Stefan_Paquay · October 29, 2014, 9:30pm

If a system blows up then sometimes an illegal bin index is computed for the neighbour lists, and once LAMMPS tries to write there it causes a segfault. So you should fix the initial system.

On a side note: Is there a reason why LAMMPS does not check if bin indices are valid? Is it for performance?

akohlmey · October 29, 2014, 9:58pm

If a system blows up then sometimes an illegal bin index is computed for the
neighbour lists, and once LAMMPS tries to write there it causes a segfault.
So you should fix the initial system.

On a side note: Is there a reason why LAMMPS does not check if bin indices
are valid? Is it for performance?

such a system is beyond repair. so why bother?

almost always such problems are caused by running unphysical setups
with variable cell and then an overflow (Inf) in pressure will lead to
illegal binning factors, and there is nothing you can do about it, but
correct the input and run without variable cell dimensions until it
has somewhat relaxed. even if high potential energies cannot be
avoided, it is highly advisable to initially run without variable cell
dimensions, as the initial high energy will cause a massive expansion
that would take extremely long to recover from. so by simply
terminating, LAMMPS does save people some time.

Stefan_Paquay · October 29, 2014, 10:04pm

Sure, I agree that crashing is the only way to deal with such a problem, but emitting a “nice” error (in the same lines as the “lost atoms”-error) rather than just segfaulting can make it is more obvious why the crash happens.
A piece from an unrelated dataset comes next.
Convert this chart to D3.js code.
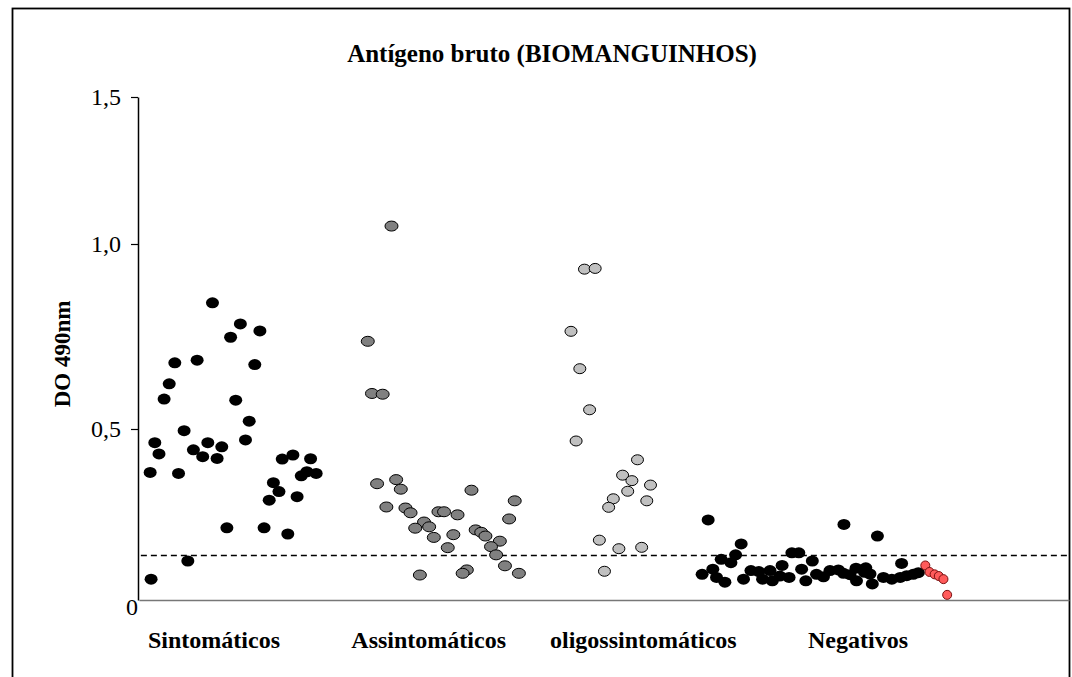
<!DOCTYPE html>
<html>
<head>
  <meta charset="utf-8">
  <title>Antígeno bruto</title>
  <script src="https://cdn.jsdelivr.net/npm/d3@7"></script>
  <style>
    body { margin: 0; background: #fff; }
    text { font-family: "Liberation Serif", "Times New Roman", serif; }
  </style>
</head>
<body>
<script>
  let [w, h] = [1072, 677]

  // categories and tick labels
  const categories = ["Sintomáticos", "Assintomáticos", "oligossintomáticos", "Negativos"]
  const yTicks = [0, 0.5, 1.0, 1.5]
  const yTickLabels = ["0", "0,5", "1,0", "1,5"]
  const cutoff = 0.130

  // [sample position, DO 490nm]
  const sintomaticos = [
    [15.8, 0.841], [21.8, 0.784], [26.0, 0.765], [19.7, 0.748], [7.7, 0.679], [12.5, 0.686],
    [24.9, 0.674], [6.5, 0.622], [5.4, 0.581], [20.8, 0.578], [23.7, 0.521], [9.7, 0.495],
    [3.4, 0.460], [14.8, 0.460], [22.9, 0.468], [4.3, 0.427], [11.7, 0.439], [13.7, 0.419],
    [17.8, 0.448], [16.8, 0.414], [2.4, 0.373], [8.5, 0.370], [30.8, 0.412], [33.1, 0.424],
    [36.9, 0.413], [34.9, 0.363], [36.1, 0.375], [38.1, 0.370], [28.9, 0.343], [30.1, 0.317],
    [28.0, 0.292], [34.0, 0.302], [18.9, 0.211], [26.9, 0.211], [32.0, 0.193], [10.5, 0.114],
    [2.6, 0.061]
  ]
  const assintomaticos = [
    [54.3, 1.061], [49.2, 0.737], [50.1, 0.596], [52.4, 0.594], [51.2, 0.340], [55.3, 0.352],
    [56.3, 0.324], [71.5, 0.321], [53.2, 0.272], [57.3, 0.269], [58.4, 0.255], [64.4, 0.258],
    [65.6, 0.258], [68.5, 0.249], [80.8, 0.290], [79.6, 0.237], [61.3, 0.228], [62.4, 0.214],
    [59.4, 0.210], [63.4, 0.183], [67.6, 0.191], [72.4, 0.205], [73.6, 0.198], [74.5, 0.187],
    [77.6, 0.172], [75.7, 0.156], [66.4, 0.153], [76.8, 0.132], [78.7, 0.100], [70.5, 0.088],
    [69.6, 0.078], [81.7, 0.078], [60.4, 0.073]
  ]
  const oligossintomaticos = [
    [95.8, 0.932], [98.1, 0.934], [92.9, 0.764], [94.8, 0.663], [96.9, 0.552], [94.0, 0.465],
    [107.2, 0.410], [104.0, 0.365], [106.0, 0.349], [110.0, 0.336], [105.1, 0.318], [102.0, 0.296],
    [109.2, 0.290], [101.0, 0.271], [99.0, 0.175], [103.2, 0.150], [108.1, 0.154], [100.1, 0.084]
  ]
  const negativos = [
    [122.4, 0.234], [129.5, 0.164], [128.3, 0.132], [125.2, 0.119], [127.3, 0.109], [123.4, 0.090],
    [121.1, 0.075], [124.2, 0.066], [126.0, 0.052], [130.0, 0.061], [131.6, 0.086], [133.3, 0.083],
    [134.1, 0.061], [135.7, 0.086], [136.2, 0.056], [137.8, 0.070], [138.3, 0.101], [140.4, 0.138],
    [141.9, 0.138], [144.8, 0.114], [142.5, 0.090], [139.8, 0.066], [143.4, 0.056], [145.7, 0.075],
    [147.2, 0.068], [148.6, 0.086], [150.4, 0.088], [151.5, 0.078], [152.9, 0.074], [154.2, 0.093],
    [154.3, 0.056], [156.3, 0.094], [156.0, 0.081], [157.7, 0.047], [157.2, 0.076], [151.6, 0.221],
    [158.8, 0.187], [164.0, 0.107], [160.1, 0.066], [161.9, 0.061], [163.7, 0.066], [165.1, 0.071],
    [166.5, 0.075], [167.6, 0.080]
  ]
  const negativosRed = [
    [169.1, 0.101], [170.0, 0.082], [171.1, 0.075], [172.0, 0.070], [173.0, 0.061], [173.8, 0.015]
  ]

  var svg = d3.select("body")
    .append("svg")
    .attr("width", w)
    .attr("height", h)

  // outer frame (bottom edge runs off the picture)
  svg.append("rect")
    .attr("x", 12.5).attr("y", 8.5)
    .attr("width", 1057).attr("height", 720)
    .attr("fill", "none").attr("stroke", "#000").attr("stroke-width", 1.8)

  var x = d3.scaleLinear().domain([0, 200]).range([139, 1069])
  // value axis is not evenly spaced in the original
  var y = d3.scaleLinear().domain(yTicks).range([600, 429, 244, 97])
  var xCat = d3.scalePoint().domain(categories).range([214, 858])

  svg.append("text")
    .attr("x", 552).attr("y", 62)
    .attr("text-anchor", "middle")
    .attr("font-size", 25).attr("font-weight", "bold")
    .text("Antígeno bruto (BIOMANGUINHOS)")

  svg.append("text")
    .attr("transform", "translate(70," + 354 + ") rotate(-90)")
    .attr("text-anchor", "middle")
    .attr("font-size", 23).attr("font-weight", "bold")
    .text("DO 490nm")

  // x axis line
  var xAxis = svg.append("g")
    .attr("transform", "translate(0," + y(0) + ")")
    .call(d3.axisBottom(x).tickValues([]).tickSizeOuter(0))
  xAxis.select(".domain").attr("stroke", "#777").attr("stroke-width", 1.5)

  // y axis
  var yAxis = svg.append("g")
    .attr("transform", "translate(138,0)")
    .call(d3.axisLeft(y).tickValues(yTicks)
      .tickFormat((d, i) => yTickLabels[i])
      .tickSize(7).tickSizeOuter(0).tickPadding(10))
  yAxis.select(".domain").attr("stroke-width", 1.5)
  yAxis.selectAll(".tick line").attr("stroke-width", 1.2)
  yAxis.selectAll(".tick text")
    .attr("font-family", "Liberation Serif, serif")
    .attr("font-size", 24).attr("fill", "#000")
  var zeroTick = yAxis.selectAll(".tick").filter(d => d === 0)
  zeroTick.select("line").remove()
  zeroTick.select("text").attr("x", -12).attr("dy", "0.6em").attr("text-anchor", "start")

  // category labels
  svg.selectAll(".cat")
    .data(categories)
    .enter().append("text")
    .attr("class", "cat")
    .attr("x", d => xCat(d)).attr("y", 648)
    .attr("text-anchor", "middle")
    .attr("font-size", 24).attr("font-weight", "bold")
    .text(d => d)

  // cut-off line
  svg.append("line")
    .attr("x1", x(0.4)).attr("x2", x(199.6))
    .attr("y1", y(cutoff)).attr("y2", y(cutoff))
    .attr("stroke", "#000").attr("stroke-width", 1.5)
    .attr("stroke-dasharray", "6,4")

  function dots(data, fill, stroke, rx, ry) {
    svg.append("g").selectAll("ellipse")
      .data(data)
      .enter().append("ellipse")
      .attr("cx", d => x(d[0]))
      .attr("cy", d => y(d[1]))
      .attr("rx", rx).attr("ry", ry)
      .attr("fill", fill)
      .attr("stroke", stroke)
      .attr("stroke-width", stroke === "none" ? 0 : 1)
  }

  dots(sintomaticos, "#000", "none", 6.5, 5.5)
  dots(assintomaticos, "#808080", "#000", 6.5, 5)
  dots(oligossintomaticos, "#c0c0c0", "#000", 6, 5)
  dots(negativos, "#000", "none", 6.5, 5.5)
  dots(negativosRed, "#ff5b5b", "#7a1010", 4.5, 4.5)
</script>
</body>
</html>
I was wondering if it was deliberate design to not do this error checking at the neighbour list building for some reason or not.

akohlmey · October 29, 2014, 10:24pm

Sure, I agree that crashing is the only way to deal with such a problem, but
emitting a "nice" error (in the same lines as the "lost atoms"-error) rather
than just segfaulting can make it is more obvious why the crash happens. I
was wondering if it was deliberate design to not do this error checking at
the neighbour list building for some reason or not.

i would not say that it is a deliberate choice, unless you consider
the fact that developers prefer to work on issues that are more
subtle.

there is, in fact, a performance concern, so want to avoid to insert
checks and tests into the inner parts of (nested) loops or in inline
function, unless it cannot be avoided. some additional checks on valid
box data have been added to the various kspace styles this summer. in
principal, similar tests could be added to the variable cell modules
and commands. feel free to dig in and submit a patch. i am certain
that steve will appreciate anything that makes LAMMPS behave more user
friendly.

sjplimp · October 30, 2014, 3:36pm

Can you post a simple example script where this happens. Is it only
on 1 proc or in parallel?

thanks,
Steve